Pepper spray contains an ingredient found in cayenne peppers and pepper oil. This ingredient, capsicum, causes a burning and stinging sensation when it comes in contact with your skin. It also causes your eyes to tear. While it may not seem like a big deal if you get pepper spray on your clothing, it can become an issue later. Proper removal of pepper spray and capsicum makes your clothing safe to wear and removes the threat of re-contamination of pepper spray.
Things You'll Need
- Rubber gloves
- Cold cream
- Large bucket
- Oil-free laundry detergent
Wear rubber gloves to protect your hands from exposure to capsicum.
Scoop out a large spoonful of cold cream with a plastic spoon that you can discard afterward. Spread the cold cream over the area of clothing exposed to pepper spray, using the back of the spoon.

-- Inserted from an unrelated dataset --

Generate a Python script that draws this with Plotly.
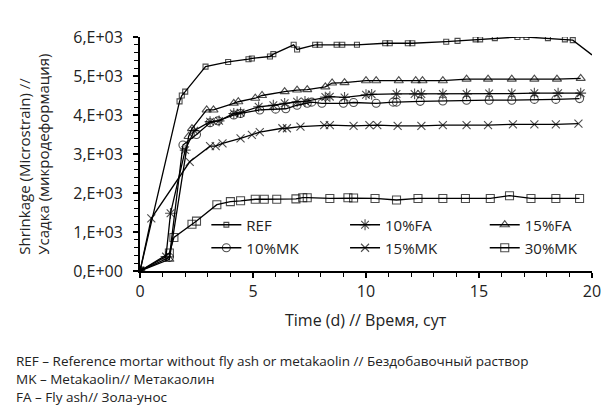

Rub the cold cream into the fibers of the clothing, then allow it to sit for 20 minutes. Cold cream, which is not an oil-based soap, helps remove the pepper oil and capsicum from your clothing.
Flush your clothing with cool water to remove the cold cream and rinse away the pepper spray.
Fill the bucket with 1 gallon cool water and add a capful of a non-oil laundry detergent or soap. Place the pepper spray-affected clothing in the bucket of soapy water and allow it to soak for 30 minutes.
Rinse your clothing again under cool running water. Launder your clothing according to directions, using your non-oil laundry detergent to remove any last traces of pepper spray. Hang-dry your clothing or place it in the dryer, dependent upon the fabric.
Flush skin or eyes with cool water for 15 minutes if affected by pepper spray.
Wash skin with cold cream to remove pepper spray.
Do not touch your face, skin, clothing or anything else, if at all possible, when sprayed with pepper spray. If your hands have pepper spray on them, you will transfer it to anything you touch.